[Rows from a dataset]
═══

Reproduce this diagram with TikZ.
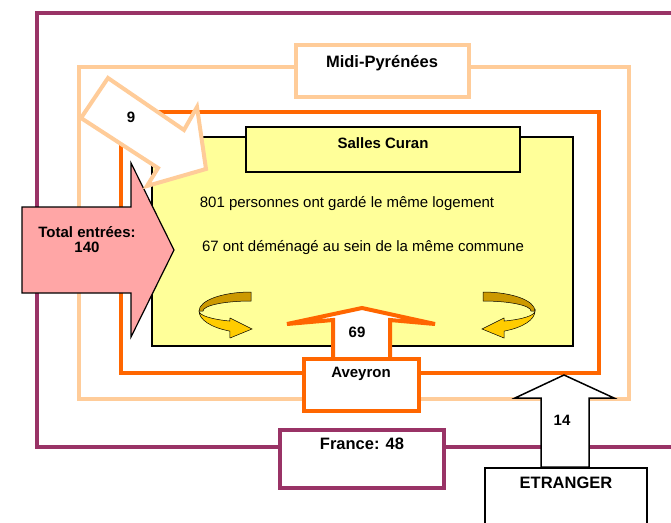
\documentclass[tikz,border=0pt]{standalone}
\usepackage{fontspec}
\setmainfont{Liberation Sans}
\definecolor{prune}{HTML}{993366}
\definecolor{peche}{HTML}{FFCC99}
\definecolor{orangevif}{HTML}{FF6600}
\definecolor{jaunepale}{HTML}{FFFF99}
\definecolor{rosepale}{HTML}{FFA6A6}
\definecolor{ocre}{HTML}{CC9900}
\definecolor{jaunesoleil}{HTML}{FFCC00}
\tikzset{
  lbl/.style={font=\bfseries\fontsize{15}{17}\selectfont, anchor=base, inner sep=0pt},
  biglbl/.style={lbl, font=\bfseries\fontsize{16.5}{18}\selectfont},
  txt/.style={font=\fontsize{15}{17}\selectfont, anchor=base, inner sep=0pt},
  curl/.pic={
    \draw [fill=ocre, line width=0.5pt] (0,-19) arc [start angle=270, end angle=180, x radius=52, y radius=19]
      -- (-48,0) arc [start angle=180, end angle=270, x radius=48, y radius=10] -- cycle;
    \draw [fill=jaunesoleil, line width=0.5pt] (-52,0) arc [start angle=180, end angle=114, x radius=52, y radius=22]
      -- (-21,27) -- (1,18) -- (-21,7) -- (-21.15,10.05)
      arc [start angle=114, end angle=180, x radius=52, y radius=11] -- cycle;
  }
}
\begin{document}
\begin{tikzpicture}[x=1pt, y=-1pt, line join=miter]
            \clip (0,0) rectangle (671,522);
            % cadres emboites
            \draw [prune, line width=4pt] (37,13) rectangle (690,447);
            \draw [peche, line width=4pt] (79,67) rectangle (629,399);
            \draw [peche, line width=4pt, fill=white] (296,44.5) rectangle (469,97);
            \node [biglbl] (midi) at (382,67) {Midi-Pyrénées};
            \draw [orangevif, line width=4pt] (121,112) rectangle (599,373);
            \draw [line width=2pt, fill=jaunepale] (152,137) rectangle (573,346);
            \draw [line width=2pt, fill=jaunepale] (246,127) rectangle (520,172);
            \node [lbl] (salles) at (383,148) {Salles Curan};
            \node [txt] (garde) at (347,207) {801 personnes ont gardé le même logement};
            \node [txt] (demenage) at (363,251) {67 ont déménagé au sein de la même commune};
            % fleches tournantes
            \pic at (251,311) {curl};
            \pic [xscale=-1] at (483,311) {curl};
            % fleche 69
            \draw [orangevif, line width=4pt, fill=white] (333,359) -- (333,320) -- (287,324) -- (362,308)
              -- (435,324) -- (390,320) -- (390,359) -- cycle;
            \node [lbl] (n69) at (357,337) {69};
            \draw [orangevif, line width=4pt, fill=white] (304,359) rectangle (419,411);
            \node [lbl] (aveyron) at (361,377) {Aveyron};
            \draw [prune, line width=4pt, fill=white] (280,430) rectangle (444,488);
            \node [biglbl] (france) at (362,449) {France: 48};
            % fleche 14
            \draw [line width=1.5pt, fill=white] (541,467) -- (541,398) -- (515,398) -- (564,375)
              -- (614,398) -- (589,398) -- (589,467) -- cycle;
            \node [lbl] (n14) at (562,425) {14};
            \draw [line width=2pt, fill=white] (485,468) rectangle (647,540);
            \node [biglbl] (etranger) at (566,488) {ETRANGER};
            % total
            \draw [line width=1.2pt, fill=rosepale] (22,207) -- (131,207) -- (131,163) -- (174,250)
              -- (131,337) -- (131,293) -- (22,293) -- cycle;
            \node [lbl, anchor=center, align=center, font=\bfseries\fontsize{15}{15}\selectfont] (total) at (87,240) {Total entrées:\\140};
            % fleche 9
            \draw [peche, line width=4pt, fill=white] (108,78) -- (184,130) -- (197,107) -- (206,169)
              -- (147,186) -- (158,168) -- (81,118) -- cycle;
            \node [lbl] (n9) at (131,122) {9};
\end{tikzpicture}
\end{document}
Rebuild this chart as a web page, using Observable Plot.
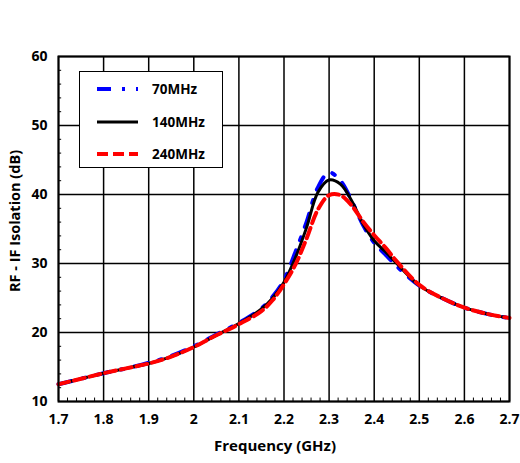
<!DOCTYPE html>
<html><head><meta charset="utf-8">
<script src="https://cdn.jsdelivr.net/npm/d3@7"></script>
<script src="https://cdn.jsdelivr.net/npm/@observablehq/plot@0.6"></script>
<style>
body{margin:0;background:#fff;}
#wrap{position:relative;width:520px;height:463px;overflow:hidden;}
#title{position:absolute;left:0;width:546px;top:6px;text-align:center;font:bold 16px "Liberation Sans",Arial,sans-serif;color:#000;}
#legend{position:absolute;left:79px;top:71px;width:142px;height:95px;border:1.5px solid #000;background:#fff;}
#legend svg{position:absolute;left:0;top:0;}
</style></head>
<body><div id="wrap"><div id="title">RF - IF Isolation vs LO Freq.</div></div>
<script>
const freq = [1.7,1.75,1.8,1.85,1.9,1.95,2.0,2.05,2.1,2.15,2.175,2.2,2.225,2.25,2.275,2.3,2.325,2.35,2.375,2.4,2.425,2.45,2.5,2.55,2.6,2.65,2.7];
const iso70  = [12.5,13.3,14.1,14.8,15.6,16.6,18.0,19.7,21.4,23.5,25.2,27.6,31.6,36.0,41.0,43.2,42.0,39.1,35.6,33.0,31.3,29.6,26.8,25.0,23.6,22.7,22.1];
const iso140 = [12.5,13.3,14.1,14.8,15.5,16.5,17.9,19.6,21.3,23.4,25.0,27.3,30.8,35.2,40.3,42.1,41.5,39.1,35.8,33.3,31.7,30.0,26.8,25.0,23.6,22.7,22.1];
const iso240 = [12.5,13.3,14.1,14.8,15.5,16.5,17.9,19.6,21.2,23.1,24.7,27.0,29.8,33.6,37.8,39.9,39.9,38.4,36.1,34.1,32.3,30.3,26.9,25.0,23.6,22.7,22.1];
const seriesNames = ["70MHz","140MHz","240MHz"];
const xTicks = [1.7,1.8,1.9,2.0,2.1,2.2,2.3,2.4,2.5,2.6,2.7];
const yTicks = [10,20,30,40,50,60];
const xDomain = [1.7,2.7];
const yDomain = [10,60];
const xMinor = d3.range(0,51).map(i => +(1.7 + i*0.02).toFixed(2)).filter(v => !xTicks.some(t => Math.abs(t-v)<1e-9));
const yMinor = d3.range(10,61,2).filter(v => !yTicks.includes(v));

const styles = [
  {stroke:"#0000ff", strokeWidth:4, strokeDasharray:"14,11,3,11"},
  {stroke:"#000000", strokeWidth:3, strokeDasharray:null},
  {stroke:"#ff0000", strokeWidth:4, strokeDasharray:"11,5"}
];
const vals = [iso70, iso140, iso240];
const rows = vals.map(arr => freq.map((f,i) => ({f, v: arr[i]})));

const font = '"Open Sans", "DejaVu Sans", sans-serif';
const chart = Plot.plot({
  width: 520, height: 463,
  marginTop: 56, marginBottom: 62, marginLeft: 58, marginRight: 11,
  style: {fontFamily: font, fontSize: "14px", fontWeight: "bold", color: "#000", background: "#fff"},
  x: {domain: xDomain, ticks: xTicks, tickFormat: d => String(+d.toFixed(1)), label: null},
  y: {domain: yDomain, ticks: yTicks, label: null},
  marks: [
    Plot.gridX(xTicks, {stroke: "#000", strokeOpacity: 1, strokeWidth: 1.5}),
    Plot.gridY(yTicks, {stroke: "#000", strokeOpacity: 1, strokeWidth: 1.5}),
    Plot.ruleX(xMinor, {y1: yDomain[0], y2: yDomain[0] + 0.5, stroke: "#000", strokeWidth: 1}),
    Plot.ruleY(yMinor, {x1: xDomain[0], x2: xDomain[0] + 0.007, stroke: "#000", strokeWidth: 1}),
    ...rows.map((r,k) => Plot.line(r, {x: "f", y: "v", curve: "catmull-rom", ...styles[k]})),
    Plot.frame({stroke: "#000", strokeWidth: 2}),
    Plot.axisX(xTicks, {tickSize: 0, tickPadding: 13, tickFormat: d => String(+d.toFixed(1)), fontSize: 14, fontWeight: "bold", label: null}),
    Plot.axisY(yTicks, {tickSize: 0, tickPadding: 11, fontSize: 14, fontWeight: "bold", label: null}),
    Plot.text(["Frequency (GHz)"], {frameAnchor: "bottom", dy: 49, dx: -9, fontSize: 15, fontWeight: "bold", fill: "#000"}),
    Plot.text(["RF - IF Isolation (dB)"], {frameAnchor: "left", textAnchor: "middle", dx: -43, dy: -8, rotate: -90, fontSize: 14.5, fontWeight: "bold", fill: "#000"})
  ]
});
const wrap = document.getElementById("wrap");
chart.style.position = "absolute"; chart.style.left = "0"; chart.style.top = "0";
wrap.appendChild(chart);

// legend
const leg = document.createElement("div");
leg.id = "legend";
const ns = "http://www.w3.org/2000/svg";
const svg = document.createElementNS(ns, "svg");
svg.setAttribute("width", 142); svg.setAttribute("height", 95);
const ys = [17, 50, 82];
seriesNames.forEach((name, k) => {
  const ln = document.createElementNS(ns, "line");
  ln.setAttribute("x1", 17); ln.setAttribute("x2", 58);
  ln.setAttribute("y1", ys[k]); ln.setAttribute("y2", ys[k]);
  ln.setAttribute("stroke", styles[k].stroke);
  ln.setAttribute("stroke-width", styles[k].strokeWidth);
  if (styles[k].strokeDasharray) ln.setAttribute("stroke-dasharray", styles[k].strokeDasharray);
  svg.appendChild(ln);
  const tx = document.createElementNS(ns, "text");
  tx.setAttribute("x", 72); tx.setAttribute("y", ys[k]);
  tx.setAttribute("dy", "0.35em");
  tx.setAttribute("font-family", font);
  tx.setAttribute("font-size", 13.5); tx.setAttribute("font-weight", "bold");
  tx.textContent = name;
  svg.appendChild(tx);
});
leg.appendChild(svg);
wrap.appendChild(leg);
</script>
</body></html>
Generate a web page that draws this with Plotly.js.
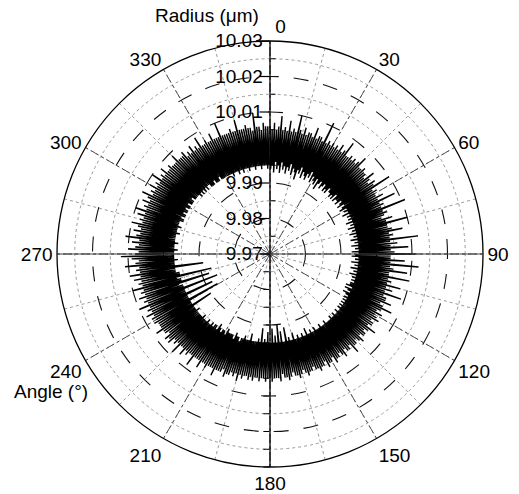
<!DOCTYPE html>
<html>
<head>
<meta charset="utf-8">
<script src="https://cdn.plot.ly/plotly-3.0.1.min.js"></script>
<style>html,body{margin:0;padding:0;background:#fff;}#chart{width:519px;height:494px;}</style>
</head>
<body>
<div id="chart"></div>
<script>
// Angular sampling step (degrees) of the roundness measurement
const angleStep = 0.5;

// Radius readings (µm), quadrant by quadrant, starting at 0° and going clockwise
const radiusQ1 = [ // 0° – 89.5°
10.006,9.994,10.005,9.995,10.007,9.993,10.005,9.996,10.006,9.994,10.009,9.995,10.005,9.993,10.006,9.996,10.005,9.994,10.008,9.995,
10.005,9.993,10.006,9.995,10.005,9.994,10.010,9.996,10.006,9.993,10.005,9.995,10.007,9.994,10.005,9.992,10.006,9.995,10.006,9.994,
10.005,9.996,10.008,9.993,10.005,9.995,10.006,9.994,10.006,9.993,10.005,9.995,10.011,9.994,10.005,9.996,10.006,9.993,10.005,9.995,
10.006,9.994,10.005,9.993,10.006,9.995,10.005,9.992,10.007,9.994,10.005,9.995,10.006,9.993,10.009,9.994,10.005,9.995,10.005,9.993,
10.006,9.994,10.005,9.993,10.006,9.995,10.005,9.994,10.006,9.994,10.008,9.993,10.005,9.994,10.005,9.993,10.006,9.995,10.005,9.993,
10.005,9.994,10.004,9.994,10.007,9.993,10.005,9.995,10.004,9.994,10.006,9.993,10.005,9.995,10.010,9.994,10.004,9.993,10.005,9.995,
10.004,9.994,10.004,9.995,10.006,9.993,10.004,9.995,10.009,9.994,10.004,9.995,10.005,9.994,10.004,9.995,10.011,9.993,10.004,9.995,
10.005,9.994,10.004,9.995,10.003,9.993,10.006,9.995,10.004,9.994,10.010,9.995,10.004,9.993,10.004,9.995,10.005,9.994,10.008,9.995,
10.004,9.993,10.005,9.995,10.004,9.994,10.012,9.995,10.004,9.993,10.006,9.995,10.004,9.994,10.009,9.995,10.004,9.993,10.005,9.995
];
const radiusQ2 = [ // 90° – 179.5°
10.011,9.994,10.004,9.993,10.004,9.995,10.008,9.994,10.004,9.995,10.012,9.993,10.004,9.995,10.005,9.994,10.009,9.995,10.004,9.993,
10.004,9.995,10.010,9.994,10.004,9.995,10.005,9.993,10.004,9.995,10.008,9.994,10.004,9.995,10.006,9.994,10.004,9.995,10.009,9.994,
10.004,9.994,10.005,9.993,10.005,9.995,10.007,9.993,10.004,9.994,10.005,9.995,10.008,9.993,10.005,9.994,10.004,9.995,10.006,9.994,
10.004,9.995,10.005,9.994,10.006,9.995,10.004,9.994,10.005,9.995,10.005,9.994,10.004,9.995,10.007,9.994,10.005,9.995,10.004,9.995,
10.005,9.994,10.005,9.995,10.004,9.995,10.006,9.994,10.005,9.995,10.004,9.995,10.005,9.994,10.005,9.995,10.007,9.995,10.004,9.995,
10.005,9.995,10.005,9.994,10.004,9.995,10.006,9.995,10.005,9.995,10.004,9.994,10.005,9.995,10.005,9.995,10.006,9.995,10.004,9.994,
10.005,9.995,10.005,9.995,10.006,9.994,10.004,9.995,10.005,9.995,10.005,9.993,10.006,9.995,10.005,9.995,10.005,9.994,10.004,9.995,
10.005,9.995,10.005,9.994,10.006,9.995,10.005,9.995,10.004,9.993,10.005,9.995,10.006,9.995,10.005,9.994,10.005,9.995,10.004,9.991,
10.005,9.995,10.006,9.995,10.005,9.992,10.005,9.995,10.004,9.990,10.006,9.995,10.005,9.993,10.005,9.995,10.005,9.991,10.006,9.995
];
const radiusQ3 = [ // 180° – 269.5°
10.005,9.995,10.005,9.992,10.006,9.995,10.005,9.994,10.005,9.995,10.006,9.991,10.005,9.995,10.005,9.994,10.006,9.995,10.005,9.995,
10.006,9.995,10.005,9.995,10.005,9.993,10.006,9.995,10.005,9.995,10.007,9.995,10.005,9.994,10.006,9.995,10.005,9.995,10.006,9.996,
10.006,9.995,10.007,9.995,10.005,9.994,10.006,9.996,10.006,9.995,10.006,9.995,10.008,9.995,10.006,9.995,10.006,9.994,10.006,9.996,
10.007,9.995,10.006,9.995,10.006,9.996,10.008,9.995,10.006,9.994,10.006,9.996,10.006,9.995,10.009,9.995,10.006,9.996,10.006,9.995,
10.007,9.996,10.006,9.996,10.008,9.995,10.006,9.996,10.006,9.996,10.009,9.996,10.006,9.995,10.007,9.996,10.006,9.996,10.008,9.996,
10.007,9.996,10.008,9.996,10.006,9.995,10.007,9.996,10.007,9.996,10.009,9.996,10.007,9.990,10.007,9.996,10.007,9.996,10.008,9.996,
10.007,9.987,10.008,9.996,10.007,9.996,10.009,9.996,10.007,9.988,10.008,9.996,10.007,9.996,10.010,9.996,10.007,9.986,10.008,9.996,
10.007,9.996,10.009,9.997,10.007,9.988,10.008,9.996,10.007,9.996,10.010,9.997,10.007,9.987,10.008,9.996,10.007,9.996,10.009,9.997,
10.007,9.997,10.010,9.997,10.007,9.989,10.008,9.997,10.007,9.997,10.011,9.997,10.008,9.996,10.007,9.997,10.009,9.997,10.012,9.997
];
const radiusQ4 = [ // 270° – 359.5°
10.008,9.997,10.007,9.997,10.010,9.996,10.008,9.997,10.007,9.997,10.009,9.997,10.007,9.996,10.011,9.997,10.008,9.997,10.007,9.997,
10.009,9.997,10.007,9.997,10.008,9.996,10.010,9.997,10.007,9.997,10.008,9.997,10.007,9.996,10.009,9.997,10.007,9.997,10.010,9.997,
10.007,9.996,10.008,9.996,10.007,9.997,10.009,9.996,10.007,9.996,10.008,9.997,10.010,9.996,10.007,9.996,10.008,9.997,10.007,9.996,
10.009,9.996,10.007,9.997,10.008,9.996,10.007,9.996,10.010,9.996,10.007,9.997,10.008,9.996,10.007,9.996,10.009,9.996,10.007,9.996,
10.007,9.995,10.008,9.996,10.007,9.995,10.007,9.996,10.007,9.995,10.009,9.996,10.007,9.995,10.007,9.996,10.007,9.996,10.008,9.995,
10.006,9.995,10.007,9.995,10.006,9.996,10.008,9.995,10.006,9.995,10.007,9.995,10.006,9.996,10.009,9.995,10.006,9.995,10.006,9.995,
10.007,9.995,10.006,9.995,10.006,9.995,10.008,9.995,10.006,9.995,10.006,9.994,10.006,9.995,10.010,9.995,10.006,9.995,10.006,9.994,
10.006,9.995,10.006,9.995,10.007,9.994,10.006,9.995,10.006,9.995,10.009,9.995,10.006,9.994,10.006,9.995,10.006,9.995,10.007,9.995,
10.006,9.994,10.006,9.995,10.005,9.995,10.010,9.995,10.006,9.994,10.006,9.995,10.005,9.995,10.007,9.995,10.006,9.994,10.006,9.995
];

// Axis ticks
const angleTicks = [0,30,60,90,120,150,180,210,240,270,300,330];
const angleLabels = ["\u00a0\u00a0\u00a0\u00a00","30","60","90","120","150","180","210","240","270","300","330"];
const radialTicks = [9.97,9.98,9.99,10.00,10.01,10.02,10.03];
const radialLabels = ["9.97","9.98","9.99","","10.01","10.02","10.03"];
const radialMinorTicks = [9.975,9.985,9.995,10.005,10.015,10.025];
const radialRange = [9.97, 10.03];

const radius = radiusQ1.concat(radiusQ2, radiusQ3, radiusQ4);
const theta = radius.map((_, i) => i * angleStep);

const FONT = 'Liberation Sans, Arial, Helvetica, sans-serif';
const dom = {x:[0,1], y:[0,1]};
const hiddenAngular = {visible:false, rotation:90, direction:'clockwise'};
const empty = id => ({type:'scatterpolar', subplot:id, r:[], theta:[], mode:'lines', showlegend:false, hoverinfo:'skip'});

const traces = [
  empty('polar'),
  {type:'scatterpolar', subplot:'polar2', r:radius, theta:theta, mode:'lines',
   line:{color:'#000', width:1.4}, showlegend:false, hoverinfo:'skip'},
  empty('polar3'), empty('polar4'), empty('polar5'), empty('polar6')
];

const layout = {
  width:519, height:494,
  margin:{l:57, r:36, t:41, b:27, pad:0},
  paper_bgcolor:'#fff',
  font:{family:FONT, size:19, color:'#000'},
  showlegend:false,
  hovermode:false,
  // minor grid layer
  polar:{
    domain:dom, bgcolor:'#fff',
    angularaxis:{rotation:90, direction:'clockwise', tickmode:'linear', tick0:0, dtick:15,
      showticklabels:false, ticks:'', showline:false,
      showgrid:true, gridcolor:'#9a9a9a', gridwidth:1, griddash:'dot'},
    radialaxis:{range:radialRange, tickmode:'array', tickvals:radialMinorTicks, angle:90, side:'clockwise',
      showticklabels:false, ticks:'outside', ticklen:5, tickcolor:'#000', tickwidth:1,
      showline:false, showgrid:true, gridcolor:'#9a9a9a', gridwidth:1, griddash:'dot'}
  },
  // main layer with data
  polar2:{
    domain:dom, bgcolor:'rgba(0,0,0,0)',
    angularaxis:{rotation:90, direction:'clockwise', tickmode:'array', tickvals:angleTicks, ticktext:angleLabels,
      tickfont:{family:FONT, size:19, color:'#000'}, ticks:'',
      showline:true, linecolor:'#000', linewidth:1.3,
      showgrid:true, gridcolor:'#444', gridwidth:0.9, griddash:'dashdot'},
    radialaxis:{range:radialRange, tickmode:'array', tickvals:radialTicks, ticktext:radialLabels, angle:90,
      tickangle:90, side:'counterclockwise', tickfont:{family:FONT, size:19, color:'#000'},
      ticks:'', showline:true, linecolor:'#000', linewidth:1.3, layer:'below traces',
      showgrid:true, gridcolor:'#111', gridwidth:1.1, griddash:'longdash'}
  },
  // lower vertical axis line (180°)
  polar3:{
    domain:dom, bgcolor:'rgba(0,0,0,0)', angularaxis:hiddenAngular,
    radialaxis:{range:radialRange, angle:270, side:'clockwise', tickmode:'linear', tick0:9.97, dtick:0.005,
      showticklabels:false, ticks:'outside', ticklen:6, tickcolor:'#000', tickwidth:1,
      showline:true, linecolor:'#000', linewidth:1.3, showgrid:false}
  },
  // horizontal line (90° and 270°)
  polar4:{
    domain:dom, bgcolor:'rgba(0,0,0,0)', angularaxis:hiddenAngular,
    radialaxis:{range:radialRange, angle:0, showticklabels:false, ticks:'', showline:true,
      linecolor:'#444', linewidth:1, showgrid:false}
  },
  polar5:{
    domain:dom, bgcolor:'rgba(0,0,0,0)', angularaxis:hiddenAngular,
    radialaxis:{range:radialRange, angle:180, showticklabels:false, ticks:'', showline:true,
      linecolor:'#444', linewidth:1, showgrid:false}
  },
  // major ticks of the upper radial axis
  polar6:{
    domain:dom, bgcolor:'rgba(0,0,0,0)', angularaxis:hiddenAngular,
    radialaxis:{range:radialRange, angle:90, side:'counterclockwise', tickmode:'array', tickvals:radialTicks,
      showticklabels:false, ticks:'outside', ticklen:10, tickcolor:'#000', tickwidth:1.2,
      showline:false, showgrid:false}
  },
  annotations:[
    {text:'Radius (μm)', xref:'paper', yref:'paper', x:0.352, y:1.059, showarrow:false,
     xanchor:'center', yanchor:'middle', font:{family:FONT, size:19, color:'#000'}},
    {text:'Angle (°)', xref:'paper', yref:'paper', x:-0.014, y:0.178, showarrow:false,
     xanchor:'center', yanchor:'middle', font:{family:FONT, size:19, color:'#000'}}
  ]
};

Plotly.newPlot('chart', traces, layout, {displayModeBar:false, staticPlot:true});
</script>
</body>
</html>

═══

Copy in full each line that holds the word "with".

Right answer
Reproduce this diagram with TikZ.
Generate a web page that draws this with Plotly.js.
  // main layer with data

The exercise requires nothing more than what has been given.